Ansiedade e castração
Uma das razões pelas quais repito e insisto no valor da aprendizagem das línguas clássicas é que ninguém pode ter uma noção real das palavras colocadas pelos evangelistas na boca de Jesus se as ler em tradução. O leque de matizes e de segundos sentidos que estão presentes nas palavras em grego desaparece quando estas palavras são lidas noutra língua.
Também temos de dar atenção aos sentidos subtilmente diferentes em que os vários autores dos textos que integram o Novo Testamento usam determinadas palavras. A sua frequência ou raridade também é expressiva.
A palavra em que incide hoje a minha reflexão é normalmente traduzida por «tribulação», «aflição». O autor do Novo Testamento em que ela ocorre mais vezes é (não decerto por acaso…) Paulo, com 24 ocorrências. Nunca ocorre no Evangelho de Lucas (embora ocorra 5 vezes nos Actos dos Apóstolos, do mesmo autor); ocorre 4 vezes em Mateus e 3 vezes em Marcos. E apenas 2 vezes no Evangelho de João, ambas as vezes no mesmo capítulo 16.
Trata-se da palavra «thlípsis» (θλῖψις) . Mateus e Marcos usam-na de forma prospectiva, designando as tribulações que estão para vir (quer no sentido da perseguição de que serão vítimas os cristãos, quer no sentido profético dos sofrimentos que virão com a destruição de Jerusalém).
João, porém, dá à palavra outro sentido.
Na primeira das duas ocorrências da palavra no seu evangelho, o evangelista tem o cuidado de explicar o que ela significa para ele, usando primeiro um sinónimo e depois a palavra propriamente dita, quando escreve: «a mulher, quando dá à luz, tem sofrimento («lúpē», λύπη), porque chegou a hora dela; mas quando nasce a criança, já não se lembra da aflição («thlípsis», θλῖψις) por causa da felicidade» (João 16:21).
O entendimento aqui da palavra «thlípsis» parece funcionar como uma espécie de sinónimo de «lúpē» (sofrimento) e, ao mesmo tempo, como antónimo de felicidade.
Uns versículos mais à frente, Jesus emprega de novo esta palavra (pela segunda e última vez no Evangelho de João), numa das mais espantosas de todas as suas asserções: «eu disse-vos estas coisas para que em mim tenhais paz. No mundo tendes aflição. Mas animai-vos! Eu venci o mundo.» (João 16:33).
O binómio nesta frase já não é aflição/felicidade, como da primeira vez que a palavra foi usada por Jesus neste evangelho, mas sim aflição/paz. E, nesta frase, a paz não é tanto o antónimo da aflição; é mais o seu antídoto.

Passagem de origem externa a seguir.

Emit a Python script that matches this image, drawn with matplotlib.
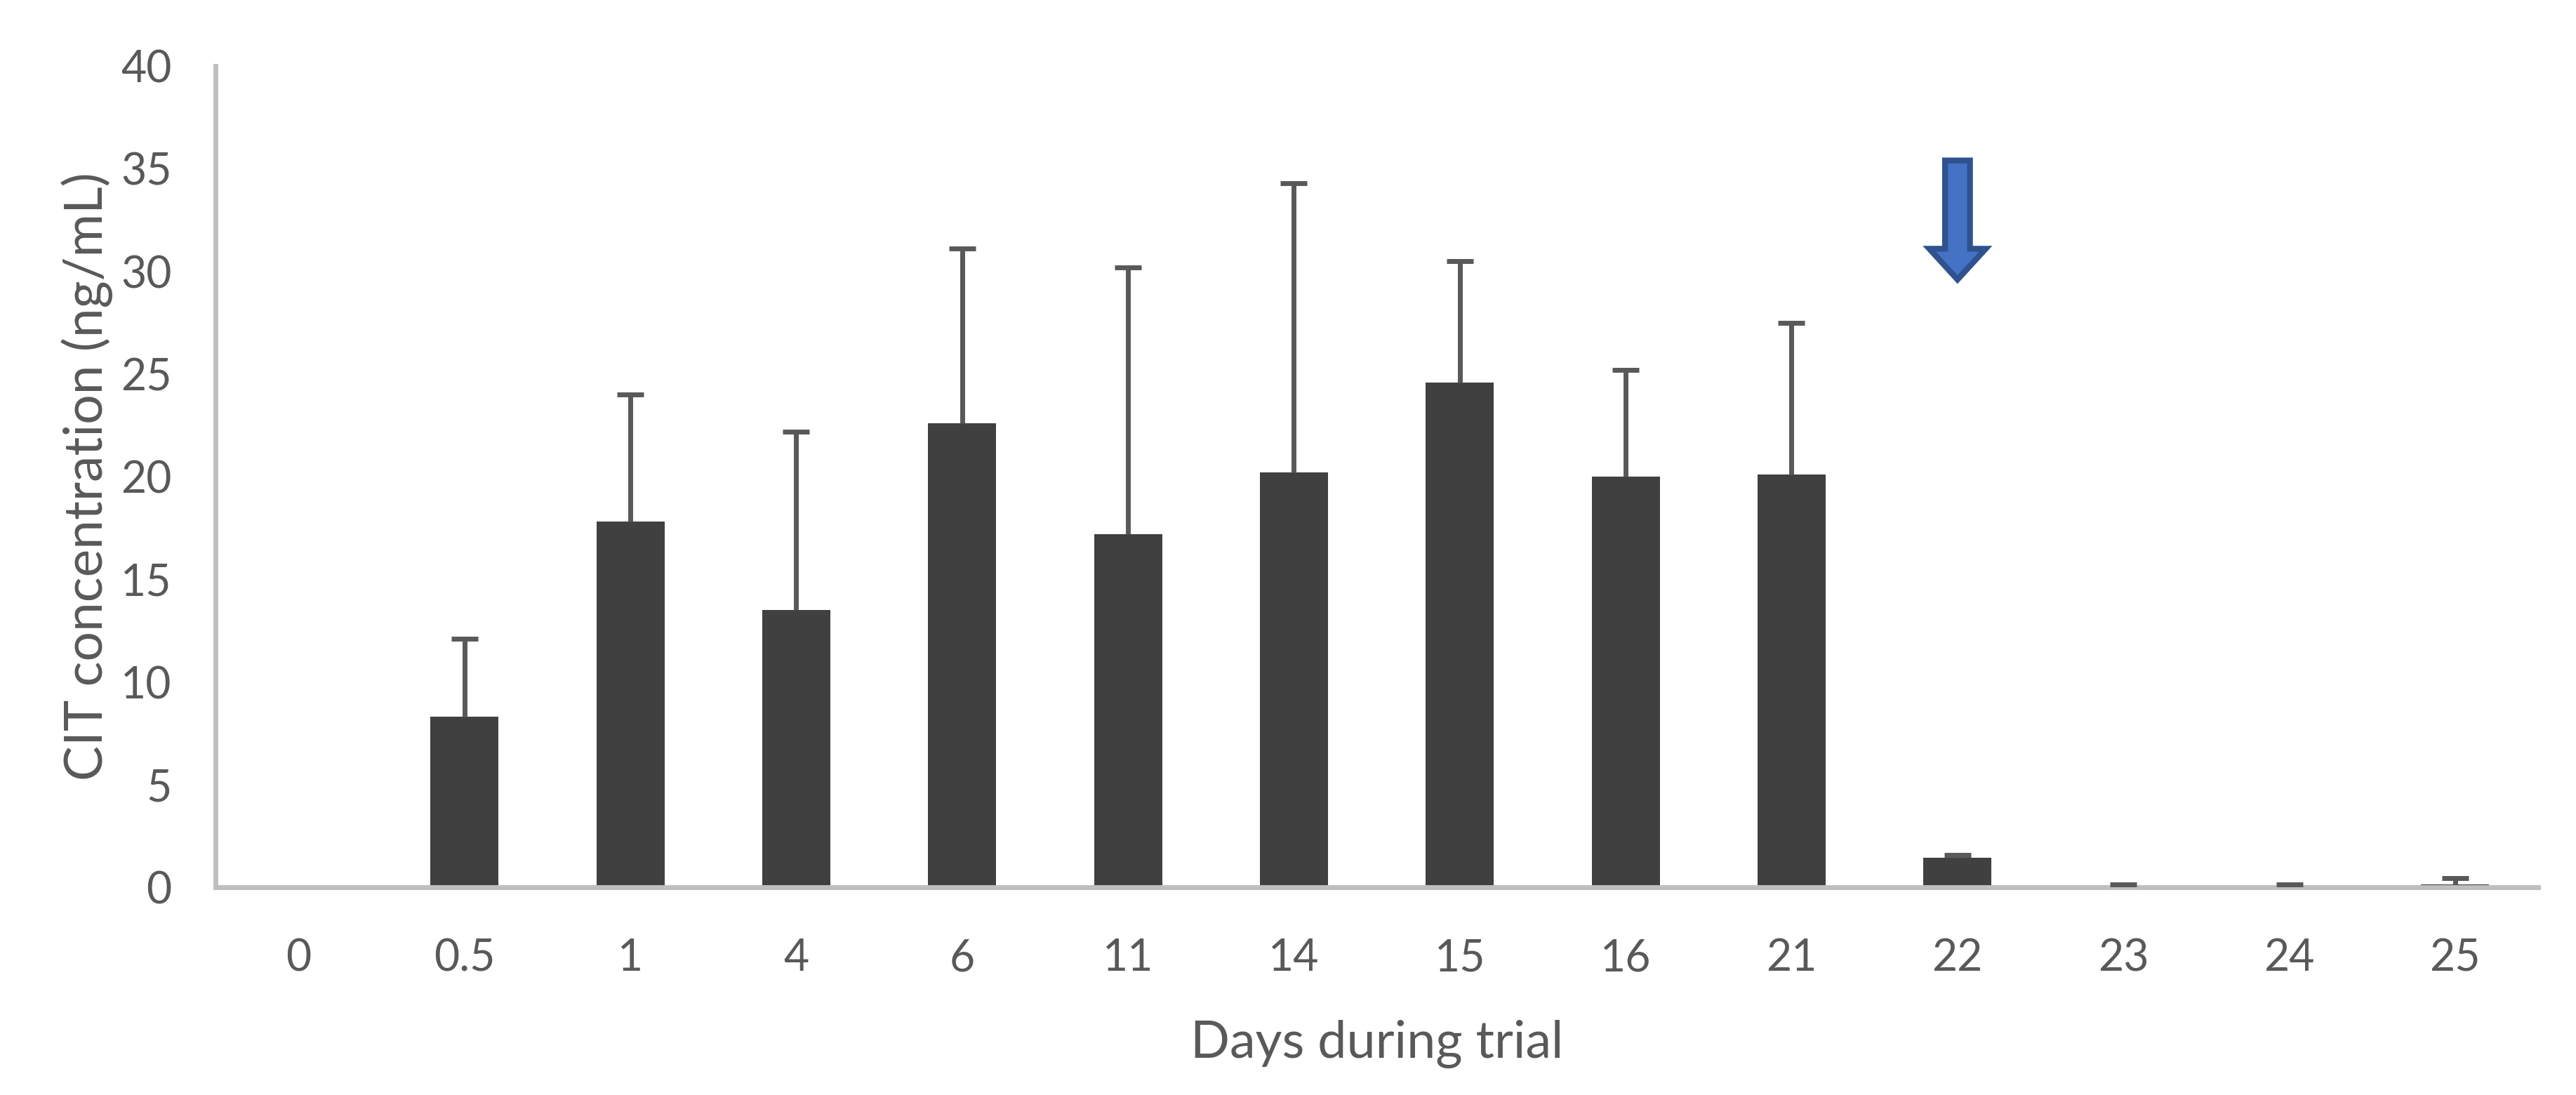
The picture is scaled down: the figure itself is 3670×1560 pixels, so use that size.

O que Jesus está a dizer é que aquilo que cura a «aflição» do mundo é a paz resultante das suas palavras, que são manifestação objectivável de algo mais abstracto e abrangente, que é a própria paz de Jesus. A paz que cura a aflição.
A palavra grega «lupē» (λύπη), da qual João parece propor «thlípsis» (θλῖψις) como sinónimo, significa, como explicou Platão (Filebo 31c), o contrário do prazer. Notemos que o melhor dicionário de grego nos informa que significa também «pain of mind».
Portanto, o sentido de «lúpē» projectado em «thlípsis» sugere que esta segunda palavra tem um significado que oscila, no entender do evangelista João, entre «ansiedade» e «ausência de prazer». É o que temos no mundo, diz Jesus: «no mundo tendes ‘thlípsis’».
No entanto, quem sabe grego conhece também outro sentido da palavra «thlípsis»: o sentido de «castração». O mundo não é só o lugar da ansiedade; é também o da castração.
Assim, talvez pudéssemos reflectir sobre o seguinte: quando Jesus profere, nesta passagem, uma das suas frases mais extraordinárias («eu venci o mundo», ἐγὼ νενίκηκα τὸν κόσμον), está também a caracterizar-nos o que é esse mundo que ele venceu e a natureza dessa sua paz através da qual ele o venceu. Uma paz que é o contrário da ansiedade, certamente. Mas uma paz, também, sem castração.